Friday, July 3, 2009

Apologetics by the Book

From a Biblical standpoint, there are only two kinds of apologetics: scriptural and experiential.

Scriptural Apologetics seeks to prove the Gospel from Scripture itself. Paul (Acts 13:26-41, 17:2-3, etc.), Apollos (Acts 18:28), and many others did this. The drawback is that the person you're dealing with must accept the Scriptures as authoritative, and these days even a lot of branches of Judaism are too figurative in their readings for that to work. Similarly, it doesn't usually work well with cultists. In fact, it's most powerful with people who haven't considered the Gospel; many Jews and cultists have already had their mind closed by their superiors and peers. It's not hopeless, but the field isn't as open as in the first century.

Experiential Apologetics seeks to prove (or perhaps I should say "validate") the Gospel by an appeal to experience. There are several branches of this method:

1. Testimony. A classic. It's harder to counter a testimony than an argument. Just saying, "I saw this" is quite powerful: it's the frame of the earliest evangelistic messages, and the one Paul himself resorted to when faced with people who weren't open to Scriptural proof. This is unique in that it shares a personal experience with others. The remaining types attempt to give the audience an experience of their own.

2. Miracles. Sometimes called "Power Evangelism" today, this uses a miracle to open the door for the Gospel. The miracle becomes a personal experience for those who witness it. This method is used throughout Acts and Jesus' own ministry. I won't bother arguing that this is still an option; you accept it or you don't. If you don't, skip this.

3. Holiness. This is a form of miracle: it involves spending enough time with God (not with other Christians or with praise music, but waiting on the Lord) that his holiness rubs off. You live in a way impossible for the unsaved, and even when you goof up, it's obviously an exception, and you get right back to walking with God. Again, this provides an experience to others. Holiness is probably the best method, because it relies on God's power. But the price is too high, apparently.

4. Argumentation. This is the method used by such people as Augustine, Aquinas, C. S. Lewis, and Francis Schaeffer. It leads others to the personal experience of epiphany, first intellectual and then spiritual. There are two main sub-types:

a. Thin end of the wedge. Begin with an easily-proved abstraction, such as "There must be an objective moral standard, because we all know that some things are right or wrong in themselves." (See Mere Christianity for this approach.) It is experiential, because in invokes shared experiences and perceptions.

b. Thick end of the wedge. Similar, but focused on finding what Schaeffer called "the point of tension": the place where an unchristian view self-destructs by requiring people to do or believe things that are impossible. For example, no sane person can behave consistently as though he were merely an animal; his humanity will eventually assert itself. This is also experiential, because it involves living out the implications of a view.

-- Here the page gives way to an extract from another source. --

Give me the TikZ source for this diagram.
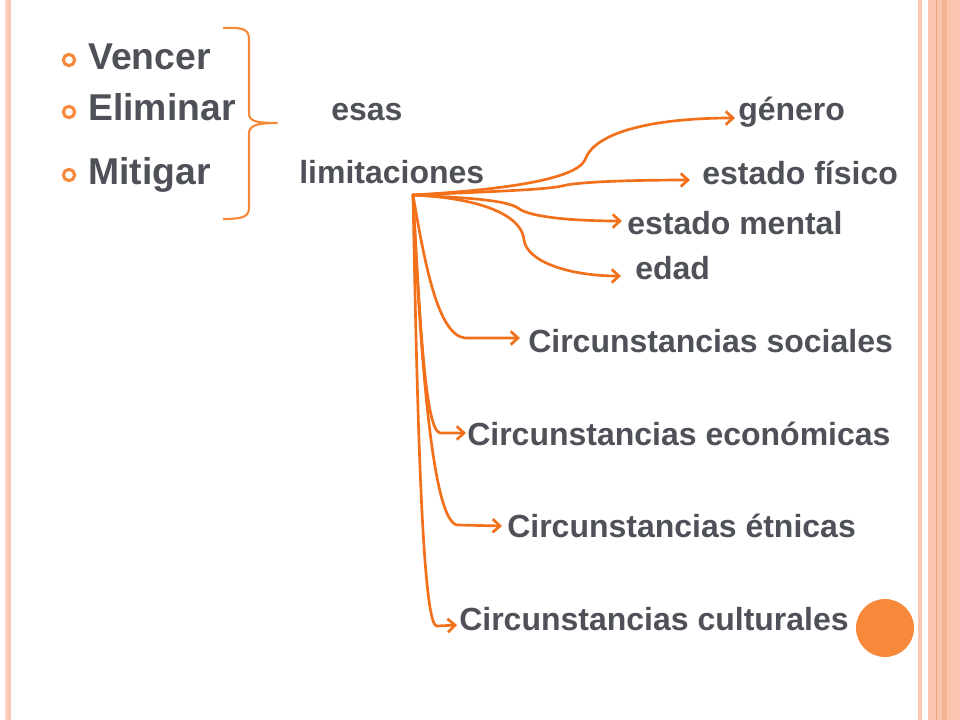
\documentclass[tikz,border=0pt]{standalone}
\usepackage{fontspec}
\setmainfont{Liberation Sans}
\usetikzlibrary{positioning,calc,arrows.meta}
\definecolor{txt}{HTML}{4F5158}
\definecolor{orng}{HTML}{F3701A}
\definecolor{lorng}{HTML}{F68A3A}
\definecolor{peach}{HTML}{FBC6B0}
\definecolor{lpeach}{HTML}{FDD8CA}
\definecolor{dpeach}{HTML}{EFA078}
\tikzset{
  term/.style={anchor=base west,inner sep=0pt,text=txt,font=\fontsize{28}{34}\selectfont\bfseries},
  lbl/.style={anchor=base west,inner sep=0pt,text=txt,font=\fontsize{24}{29}\selectfont\bfseries},
  dot/.style={circle,draw=lorng,line width=2.3pt,minimum size=8.5pt,inner sep=0pt},
  branch/.style={->,draw=orng,line width=2pt,line cap=round,line join=round},
}
\begin{document}
\begin{tikzpicture}[x=0.75pt,y=-0.75pt,>={Straight Barb[length=5.5pt,width=10pt]}]
\useasboundingbox (0,0) rectangle (960,720);
\fill[white] (0,0) rectangle (960,720);
\fill[lpeach] (5,0) rectangle (6.5,720);
\fill[peach] (7,0) rectangle (11,720);
\fill[peach] (918,0) rectangle (922,720);
\fill[peach] (928,0) rectangle (960,720);
\fill[dpeach!50!peach] (942,0) rectangle (947,720);
\draw[dpeach,line width=0.6pt] (936,0) -- (936,720);

\node[term](vencer) at (88,70) {Vencer};
\node[term](eliminar) at (88,121) {Eliminar};
\node[term](mitigar) at (88,185) {Mitigar};
\node[dot](b_v) at (69,60) {};
\node[dot](b_e) at (69,112) {};
\node[dot](b_m) at (69,175) {};
\draw[lorng,line width=1.6pt,line join=round] (223,28) .. controls (245,27) and (249,30) .. (249,40) -- (249,113)
  .. controls (249,121) and (255,123) .. (277,123) .. controls (255,123) and (249,126) .. (249,134) -- (249,207)
  .. controls (249,216) and (245,219) .. (223,219);

\node[lbl](esas) at (331,121) {esas};
\node[lbl](lim) at (299,184) {limitaciones};
\node[lbl](genero) at (738,121) {género};
\node[lbl](fisico) at (702,185) {estado físico};
\node[lbl](mental) at (627,235) {estado mental};
\node[lbl](edad) at (635,280) {edad};
\node[lbl](social) at (528,352) {Circunstancias sociales};
\node[lbl](econ) at (467,445) {Circunstancias económicas};
\node[lbl](etnic) at (507,537) {Circunstancias étnicas};
\node[lbl](cultur) at (459,630) {Circunstancias culturales};
\node[circle,fill=lorng,minimum size=43.5pt,inner sep=0pt](blob) at (885,628) {};

\coordinate (o) at (413,195);
\draw[branch] (o) .. controls (500,190) and (575,180) .. (585,160) .. controls (595,130) and (660,118) .. ([shift={(-3,-3)}]genero.base west);
\draw[branch] (o) .. controls (480,192) and (545,190) .. (562,186) .. controls (580,181) and (650,180) .. ([shift={(-12,-5)}]fisico.base west);
\draw[branch] (o) .. controls (470,198) and (505,200) .. (518,208) .. controls (530,218) and (580,221) .. ([shift={(-5,-14)}]mental.base west);
\draw[branch] (o) .. controls (480,198) and (522,215) .. (524,240) .. controls (527,262) and (570,276) .. ([shift={(-14,-4)}]edad.base west);
\draw[branch] (o) .. controls (425,265) and (438,335) .. (465,338) -- ([shift={(-8,-14)}]social.base west);
\draw[branch] (o) .. controls (420,320) and (425,430) .. (440,433) -- ([shift={(-1,-12)}]econ.base west);
\draw[branch] (o) .. controls (420,350) and (432,525) .. (458,525) -- ([shift={(-5,-11)}]etnic.base west);
\draw[branch] (o) .. controls (417,400) and (422,628) .. (437,626) -- ([shift={(-2,-5)}]cultur.base west);
\end{tikzpicture}
\end{document}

It's worth contrasting these with modern apologetics.

Eschatological Apologetics. This seems like Scriptural Apologetics, but it isn't. Scriptural Apologetics assumes the validity of Scripture; Eschatological Apologetics attempts to prove Scripture. Moreover,

1. Scriptural Apologetics involves fulfilled prophecy, not unfulfilled, because it focuses on Jesus as the fulfillment.

2. Scriptural Apologetics focuses on Jesus, not on sensational events. In fact, all healthy apologetics focuses on Jesus, just as Christianity proper does. Even the argument type of Experiential Apologetics leads to Jesus, though sometimes in a roundabout way, and it does so through the everyday, not the sensational.

Scientific Apologetics. This is almost Experiential Apologetics without the experience. It also attempts to validate Scripture--something the early Christians didn't appear interested in--by means of esoteric arguments a layman can't follow, unlike the everyday-experience arguments of the Experiential method. Examples include Creation Science and related matters such as the Shroud of Turin. Intelligent Design is a modern version of classical Experiential Apologetics and thus borrows heavily from it.

Conclusion: A Biblical Apologetics
We need to return to our sources. We're trying to prove Scripture by appeals to other (and presumably higher) authorities such as science, and we're degrading the true authority. That can't be good. While Lewis and Schaeffer helped renew interest in argument, many of their self-proclaimed followers are just repeating words they don't fully understand. Argument requires thought, and few are up to the challenge. Miracles can become mere sensationalism, testimony a kind of bragging, and a show of holiness just hypocrisy. Doing these things right requires humility, time, and dedication; we'd rather go the sensational route with appeals to science we don't understand and prophecy passages we probably have never read in context.

And all the time God is wanting us to come outside of these little dungeons so we can call others to join us.